On Tue, 18 Oct 1994, Brett Lymn wrote:
> Welcome to the world of security and things called covert channels.
> You are not quite right about the transport method when embedding code
> into an image. Imagine you take the image "Monique" and starting at
> some byte in the image you either set or clear the least significant
> bit of that byte depending on the most significant bit of the data you
> wish to hide. Imagine that you keep setting/clearing the lsb of each
> successive byte depending on the bits in the data you wish to hide.

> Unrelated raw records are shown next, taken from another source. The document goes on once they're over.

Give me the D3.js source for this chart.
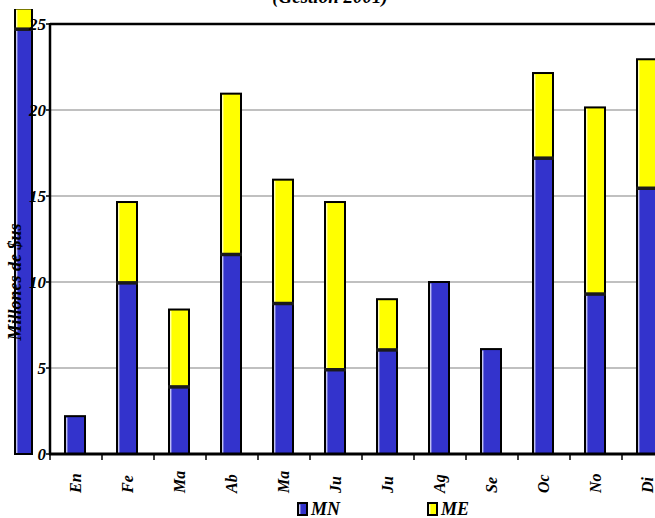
<!DOCTYPE html>
<html>
<head>
<meta charset="utf-8">
<script src="https://cdn.jsdelivr.net/npm/d3@7"></script>
<style>
  html, body { margin: 0; padding: 0; background: #fff; }
  svg { display: block; }
  text { font-family: "Liberation Serif", "Times New Roman", serif; font-weight: bold; font-style: italic; }
</style>
</head>
<body>
<svg id="chart" width="655" height="518"></svg>
<script>
// ---- data ----
const months = ["En", "Fe", "Ma", "Ab", "Ma", "Ju", "Ju", "Ag", "Se", "Oc", "No", "Di"];
const mnValues = [2.2, 9.95, 3.9, 11.6, 8.75, 4.9, 6.05, 10.0, 6.1, 17.2, 9.3, 15.45];
const meValues = [0, 4.7, 4.5, 9.35, 7.2, 9.75, 2.95, 0, 0, 4.95, 10.85, 7.5];
// partially visible bar at the far left (clipped in the original)
const strayMN = [24.7];
const strayME = [1.2];
const yTicks = [0, 5, 10, 15, 20, 25];
const seriesNames = ["MN", "ME"];
const seriesColors = ["#3333CC", "#FFFF00"];
const titleText = "(Gestion 2001)";
const yLabelText = "Millones de $us";

// ---- layout ----
const svg = d3.select("#chart");
const plotLeft = 50, plotRight = 674, plotTop = 24, plotBottom = 454;

const y = d3.scaleLinear().domain([0, 25]).range([plotBottom, plotTop]);
const x = d3.scaleBand().domain(d3.range(-1, months.length)).range([plotLeft - 52, plotRight]).padding(0);
const barW = 20;

// gridlines
svg.append("g").selectAll("line").data(yTicks.filter(t => t > 0 && t < 25)).join("line")
  .attr("x1", plotLeft).attr("x2", 655)
  .attr("y1", d => y(d)).attr("y2", d => y(d))
  .attr("stroke", "#c0c0c0").attr("stroke-width", 2);
// top border line (at 25)
svg.append("line").attr("x1", plotLeft).attr("x2", 655)
  .attr("y1", y(25)).attr("y2", y(25)).attr("stroke", "#000").attr("stroke-width", 2.5);

function drawBar(g, cx, mn, me, w) {
  const x0 = cx - w / 2;
  const segs = [];
  if (mn > 0) segs.push({ y0: 0, y1: mn, c: seriesColors[0] });
  if (me > 0) segs.push({ y0: mn, y1: mn + me, c: seriesColors[1] });
  segs.forEach(s => {
    g.append("rect").attr("x", x0).attr("y", y(s.y1)).attr("width", w)
      .attr("height", y(s.y0) - y(s.y1)).attr("fill", s.c)
      .attr("stroke", "#000").attr("stroke-width", 2);
    g.append("line").attr("x1", x0 + 1.8).attr("x2", x0 + 1.8)
      .attr("y1", y(s.y1) + 1.5).attr("y2", y(s.y0) - 1)
      .attr("stroke", "#fff").attr("stroke-width", 1);
  });
  if (me > 0 && mn > 0) {
    g.append("line").attr("x1", x0 - 1).attr("x2", x0 + w + 1)
      .attr("y1", y(mn)).attr("y2", y(mn))
      .attr("stroke", "#1a1a1a").attr("stroke-width", 3.5);
  }
}

// stray clipped bar
svg.append("clipPath").attr("id", "strayClip").append("rect")
  .attr("x", 0).attr("y", 9).attr("width", 50).attr("height", 460);
const gs = svg.append("g").attr("clip-path", "url(#strayClip)");
strayMN.forEach((v, i) => drawBar(gs, x(-1) + x.bandwidth() / 2 - 0.5, v, strayME[i], 17));

// bars
const gb = svg.append("g");
months.forEach((m, i) => drawBar(gb, x(i) + x.bandwidth() / 2 - 1, mnValues[i], meValues[i], barW));

// y axis
svg.append("line").attr("x1", plotLeft).attr("x2", plotLeft)
  .attr("y1", plotTop - 1).attr("y2", plotBottom + 1).attr("stroke", "#000").attr("stroke-width", 2.5);
svg.append("g").selectAll("line").data(yTicks).join("line")
  .attr("x1", plotLeft - 4).attr("x2", plotLeft)
  .attr("y1", d => y(d)).attr("y2", d => y(d))
  .attr("stroke", "#000").attr("stroke-width", 1.5);
svg.append("g").selectAll("text").data(yTicks).join("text")
  .attr("x", plotLeft - 4).attr("y", d => y(d)).attr("dy", "0.36em")
  .attr("text-anchor", "end").attr("font-size", 17).attr("fill", "#000")
  .text(d => d);

// x axis
svg.append("line").attr("x1", plotLeft - 1).attr("x2", 655)
  .attr("y1", plotBottom).attr("y2", plotBottom).attr("stroke", "#000").attr("stroke-width", 3);
svg.append("g").selectAll("line").data(d3.range(0, months.length + 1)).join("line")
  .attr("x1", d => plotLeft + d * x.bandwidth()).attr("x2", d => plotLeft + d * x.bandwidth())
  .attr("y1", plotBottom).attr("y2", plotBottom + 6)
  .attr("stroke", "#000").attr("stroke-width", 1.5);
svg.append("g").selectAll("text").data(months).join("text")
  .attr("transform", (d, i) => `translate(${x(i) + x.bandwidth() / 2 + 5},493) rotate(-90)`)
  .attr("text-anchor", "start").attr("font-size", 16).attr("fill", "#000")
  .text(d => d);

// y label
svg.append("text")
  .attr("transform", "translate(21,282) rotate(-90)")
  .attr("text-anchor", "middle").attr("font-size", 18).attr("fill", "#000")
  .text(yLabelText);

// title
svg.append("text").attr("x", 330).attr("y", 3).attr("text-anchor", "middle")
  .attr("font-size", 19).attr("fill", "#000").text(titleText);

// legend
const legX = [298, 428];
seriesNames.forEach((n, i) => {
  const g = svg.append("g");
  g.append("rect").attr("x", legX[i]).attr("y", 503).attr("width", 9).attr("height", 12)
    .attr("fill", seriesColors[i]).attr("stroke", "#000").attr("stroke-width", 2);
  g.append("line").attr("x1", legX[i] + 1.8).attr("x2", legX[i] + 1.8).attr("y1", 504.5).attr("y2", 514)
    .attr("stroke", "#fff").attr("stroke-width", 1);
  g.append("text").attr("x", legX[i] + 13).attr("y", 515).attr("font-size", 18).attr("fill", "#000").text(n);
});
</script>
</body>
</html>
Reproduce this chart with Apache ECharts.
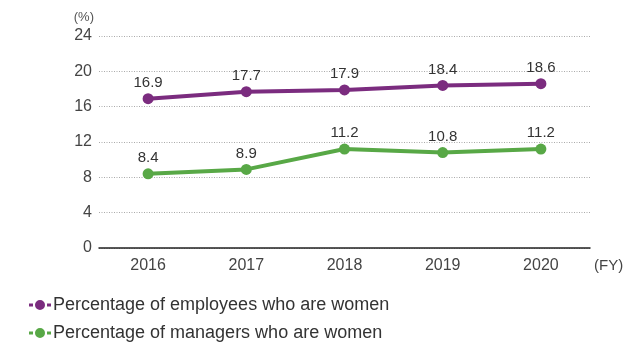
<!DOCTYPE html>
<html><head><meta charset="utf-8">
<script src="https://cdn.jsdelivr.net/npm/echarts@6/dist/echarts.min.js"></script>
<style>html,body{margin:0;padding:0;background:#fff}#c{width:627px;height:342px}</style>
</head><body><div id="c"></div>
<script>
const categories = ['2016','2017','2018','2019','2020'];
const employeesWomen = [16.9, 17.7, 17.9, 18.4, 18.6];
const managersWomen = [8.4, 8.9, 11.2, 10.8, 11.2];
const seriesNames = ['Percentage of employees who are women','Percentage of managers who are women'];

const icon = 'path://M0,4.5h4v3h-4z M6,6a5,5 0 1,0 10,0a5,5 0 1,0 -10,0z M18,4.5h4v3h-4z';
const chart = echarts.init(document.getElementById('c'));
const font = 'Liberation Sans, Arial, sans-serif';
function mk(name, data, color){
  return {
    name, type:'line', data,
    symbol:'circle', symbolSize:11,
    lineStyle:{color, width:4},
    itemStyle:{color},
    label:{show:true, position:'top', distance:3, color:'#333', fontSize:15, fontFamily:font, formatter:p=>p.value.toFixed(1)}
  };
}
function lg(i, top){
  return {
    left:24, top, itemWidth:22, itemHeight:10,
    textStyle:{fontSize:18, color:'#333', fontFamily:font, padding:[0,0,0,-3]},
    data:[{name:seriesNames[i], icon}]
  };
}
chart.setOption({
  animation:false,
  textStyle:{fontFamily:font},
  grid:{left:99, right:37, top:36, bottom:94, outerBoundsMode:'none', containLabel:false},
  legend:[lg(0, 291), lg(1, 319)],
  xAxis:{
    type:'category', data:categories,
    axisLine:{lineStyle:{color:'#222', width:1.5}},
    axisTick:{show:false},
    axisLabel:{color:'#444', fontSize:16, margin:10},
    name:'(FY)', nameLocation:'end', nameGap:4,
    nameTextStyle:{color:'#444', fontSize:15, verticalAlign:'top', padding:[10,0,0,0]}
  },
  yAxis:{
    type:'value', min:0, max:24, interval:4,
    axisLine:{show:false}, axisTick:{show:false},
    axisLabel:{color:'#444', fontSize:16, margin:7},
    splitLine:{lineStyle:{color:'#aaa', type:[1,1.5], width:1}},
    name:'(%)', nameLocation:'end', nameGap:12,
    nameTextStyle:{color:'#555', fontSize:13, align:'right', padding:[0,5,0,0]}
  },
  series:[mk(seriesNames[0], employeesWomen, '#7b2c7f'), mk(seriesNames[1], managersWomen, '#58a846')]
});
</script></body></html>
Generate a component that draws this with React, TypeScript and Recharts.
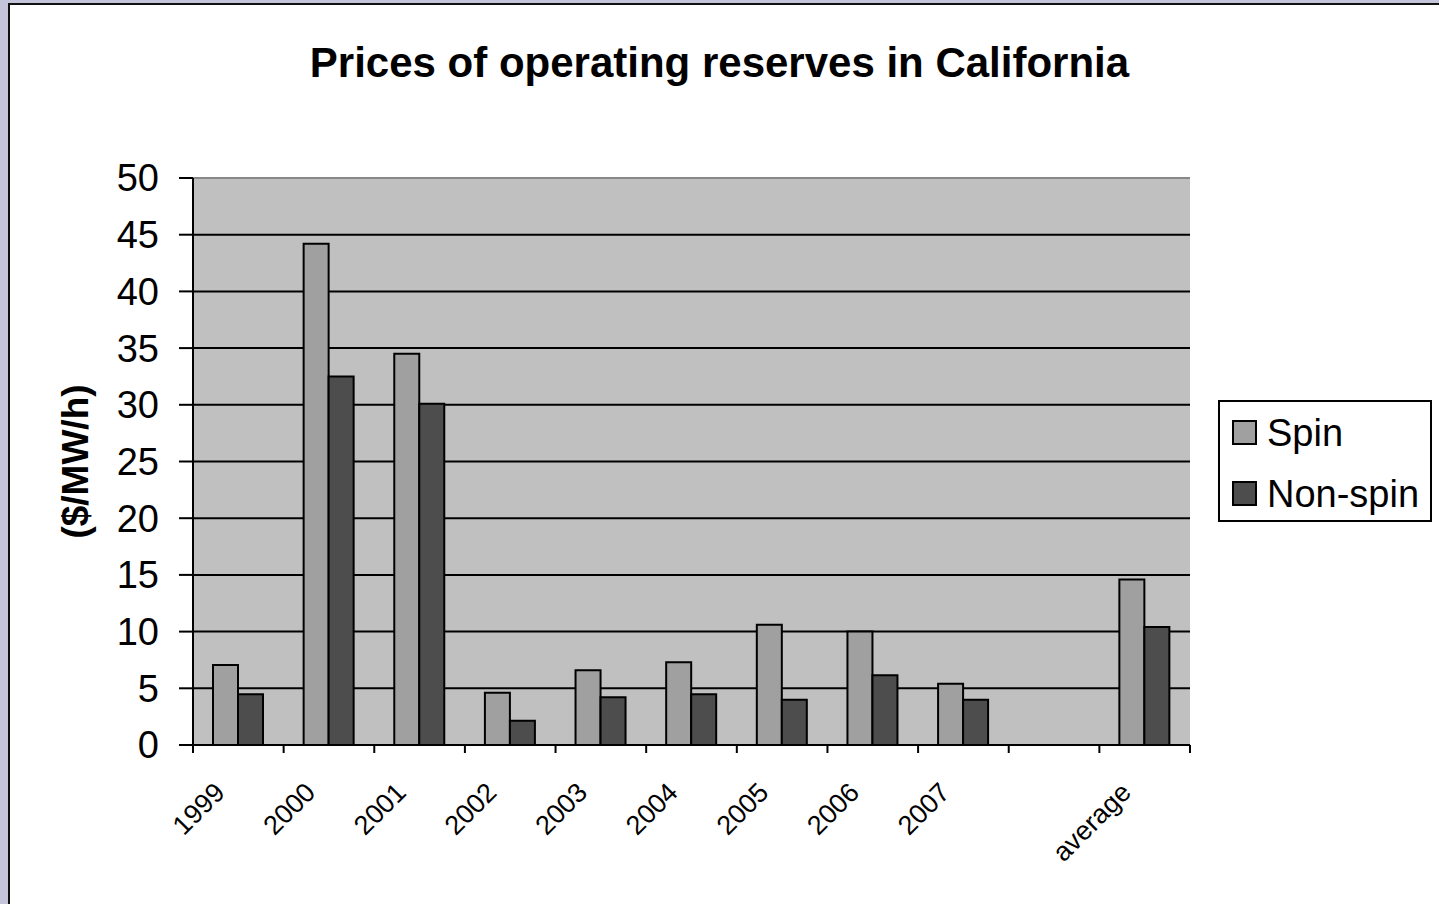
import React from "react";
import {
  BarChart,
  Bar,
  XAxis,
  YAxis,
  CartesianGrid,
  Legend,
} from "recharts";

const categories = ["1999", "2000", "2001", "2002", "2003", "2004", "2005", "2006", "2007", "", "average"];
const spin = [7.05, 44.2, 34.5, 4.6, 6.6, 7.3, 10.6, 10.0, 5.4, null, 14.6];
const nonSpin = [4.47, 32.5, 30.1, 2.14, 4.2, 4.47, 4.0, 6.15, 4.0, null, 10.4];
const yTicks = [0, 5, 10, 15, 20, 25, 30, 35, 40, 45, 50];
const seriesNames = ["Spin", "Non-spin"];

const data = categories.map((year, i) => ({
  year,
  spin: spin[i],
  nonSpin: nonSpin[i],
}));

const FONT = "'Liberation Sans', Arial, sans-serif";

function XTick(props: any) {
  const { x, y, payload, index } = props;
  const half = payload && typeof payload.offset === "number" && payload.offset > 0 ? payload.offset : 45.3;
  const last = index === categories.length - 1;
  return (
    <g>
      <line x1={x - half} x2={x - half} y1={y} y2={y + 8} stroke="#000" strokeWidth={2} />
      {last && <line x1={x + half} x2={x + half} y1={y} y2={y + 8} stroke="#000" strokeWidth={2} />}
      <text
        transform={`translate(${x - 12},${y + 49}) rotate(-45)`}
        textAnchor="end"
        fontSize={27}
        fill="#000"
        fontFamily={FONT}
      >
        {payload.value}
      </text>
    </g>
  );
}

function GridLine(props: any) {
  const { x1, x2, y1, y2, y } = props;
  const isTop = Math.abs(y1 - y) < 1;
  return (
    <line
      x1={x1}
      x2={x2}
      y1={y1}
      y2={y2}
      stroke={isTop ? "#888888" : "#000"}
      strokeWidth={2}
    />
  );
}

function LegendBox(props: any) {
  const items = [...(props.payload || [])].sort(
    (a: any, b: any) => seriesNames.indexOf(a.value) - seriesNames.indexOf(b.value)
  );
  return (
    <div
      style={{
        boxSizing: "border-box",
        width: 214,
        height: 122,
        border: "2px solid #000",
        background: "#fff",
        paddingLeft: 12,
        fontFamily: FONT,
      }}
    >
      {items.map((item: any) => (
        <div key={item.value} style={{ height: 61, display: "flex", alignItems: "center" }}>
          <span
            style={{
              display: "inline-block",
              boxSizing: "border-box",
              width: 25,
              height: 25,
              border: "2px solid #000",
              background: item.color,
              marginRight: 10,
            }}
          />
          <span style={{ fontSize: 38, lineHeight: "38px", color: "#000" }}>{item.value}</span>
        </div>
      ))}
    </div>
  );
}

function YLabel(props: any) {
  const { viewBox } = props;
  const cx = viewBox.x + 2;
  const cy = viewBox.y + viewBox.height / 2;
  return (
    <text
      transform={`translate(${cx},${cy}) rotate(-90)`}
      textAnchor="middle"
      dominantBaseline="central"
      fontSize={37}
      fontWeight="bold"
      fontFamily={FONT}
      fill="#000"
    >
      ($/MW/h)
    </text>
  );
}

export default function App() {
  return (
    <div style={{ position: "fixed", left: 0, top: 0, width: 1439, height: 904, background: "#c4c4da", fontFamily: FONT }}>
      <div
        style={{
          position: "absolute",
          left: 8,
          top: 3,
          width: 1431,
          height: 901,
          boxSizing: "border-box",
          background: "#fff",
          borderLeft: "2px solid #111",
          borderTop: "2px solid #111",
        }}
      />
      <div
        style={{
          position: "absolute",
          left: 0,
          top: 42,
          width: 1439,
          textAlign: "center",
          fontSize: 42,
          lineHeight: "42px",
          fontWeight: "bold",
          color: "#000",
        }}
      >
        Prices of operating reserves in California
      </div>
      <div style={{ position: "absolute", left: 0, top: 0 }}>
        <BarChart
          width={1439}
          height={904}
          data={data}
          margin={{ top: 178, right: 249, bottom: 59, left: 73 }}
          barGap={0}
          barSize={25}
        >
          <CartesianGrid vertical={false} fill="#c0c0c0" horizontal={GridLine} />
          <XAxis
            dataKey="year"
            height={100}
            interval={0}
            tickLine={false}
            tickSize={0}
            tickMargin={0}
            axisLine={{ stroke: "#000", strokeWidth: 2 }}
            tick={<XTick />}
          />
          <YAxis
            width={120}
            domain={[0, 50]}
            ticks={yTicks}
            interval={0}
            tickSize={14}
            tickMargin={20}
            axisLine={{ stroke: "#000", strokeWidth: 2 }}
            tickLine={{ stroke: "#000", strokeWidth: 2 }}
            tick={{ fill: "#000", fontSize: 38, fontFamily: FONT }}
            label={<YLabel />}
          />
          <YAxis
            yAxisId="right"
            orientation="right"
            width={0}
            tick={false}
            tickLine={false}
            axisLine={{ stroke: "#888888", strokeWidth: 2 }}
          />
          <Legend
            layout="horizontal"
            verticalAlign="middle"
            content={<LegendBox />}
            wrapperStyle={{ left: 1218, top: 400, width: 214, height: 122 }}
          />
          <Bar dataKey="spin" name="Spin" fill="#a0a0a0" stroke="#000" strokeWidth={2} isAnimationActive={false} />
          <Bar dataKey="nonSpin" name="Non-spin" fill="#4d4d4d" stroke="#000" strokeWidth={2} isAnimationActive={false} />
        </BarChart>
      </div>
    </div>
  );
}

> Qualatively there will be no real discernable difference in the
> picture data. Now you package up the image using gif (cannot use jpeg
> here or you will lose the data!), uuencode it and mail this image to
There is a patch available for the Independant JPEG group's software
which allows for 1-bit steganography. It works on the principle that not
all the stages of JPEG encoding are lossy. The non-lossy stage uses
Huffman encoding to compress the data.
> your friend. Without an original, untouched version of the picture
> ("Monique" in this case) there would be no way you could tell there
> was extra data. You do not even have to encrypt the data, plaintext
> would be good enough. Once your friend has the image all they need to
> is unpack the image and extract the data using the reverse of the
> encoding procedure.
No, encoding is not enough to ensure a secure transfer of the data.
Compressing the data before injecting it would help, however. There is a
program called "stealth", which takes a conventionally encrypted PGP file
and stripts the header from it. Such a file would then be suitable for
> This is a very simple example, no doubt if you were clever you could
> insert the stuff directly into, say, a jpg file (I am not certain
> about the effects on the image in this case). About the only way to
> defeat this covert channel, apart from totally blocking it, is to do
> something like feed the image through a high quality jpeg/un-jpeg
> process which will scramble the lsb's of the image before passing the
> image on.
This wouldn't be an effective solution, assuming that the filtering software
identifies image files based entirely on magic numbers. Since the data
doesn't necessarily have to be stored in the lsb, the "scrambler" will
fail. The quality of the image will be quite poor of course, but the
filter will let it through nonetheless.